We all have a choice—to man up or to hide.

The day before reading the story on Tony Robbins, I had spoken to my son about courage. He had failed his math test and hid the test until his teacher emailed us. I explained to my son that character is built from these small moments of courage. That we all make mistakes, but owning them is the first step. Saying we are sorry is more important than our misgivings. Heroes and cowards are not cut from the same cloth, yet both are born and raised within the walls of our homes. Both grow up and go out into the world.

I believe in heroes, not perfection.

We are human and, therefore, subject to the duality here in our world, repeating the cycle of abuse. Sometimes we wake up, often we do not. We deny and hide, hoping to just get through our day without being called out. The time is up, I believe. The silence of an untold story is as deafening to survivors of abuse as the apologies from perpetrators.

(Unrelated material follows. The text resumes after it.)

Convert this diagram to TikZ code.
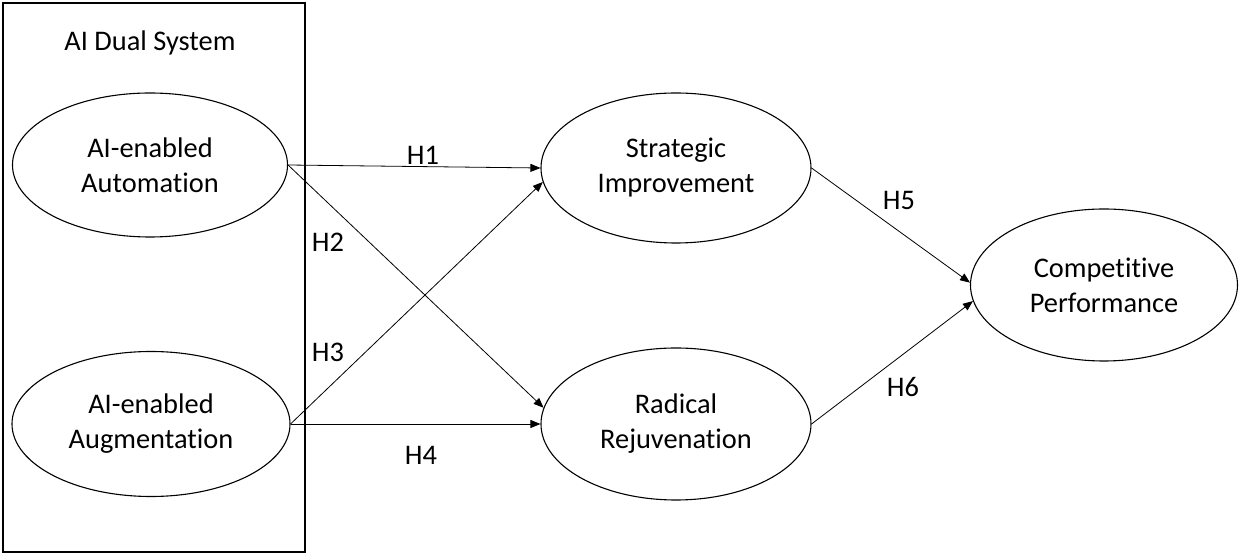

Each time a hero of mine has fallen, it stings a little less. I am a fighter. It was because of my strength, my desire to not become broken, to not repeat the cycle that I am here healing, telling my story. I am not perfect, for I have made many mistakes. And to those who I have hurt, I am sorry. I am not here to deny, but to persevere. We must all continue to tell our stories, even in the face of threats and fear, denial and revictimization.

Survivors can forgive and can heal in the face of denials, but our society will not. Our bigger problem will remain. Abuse will continue. Our heroes will continue to fall.

Perhaps it is time to see survivors as the heroes they have always been. For it can take a lifetime of courage for survivors to tell their story, a necessary prerequisite to healing their wounds. Survivors are “manning up” every day.

We all came to this life to heal, to grow, and to evolve. It is about time we do just that.

Breaking the cycle of abuse takes courage. I do believe it is possible.

I believe there is a hero in all of us.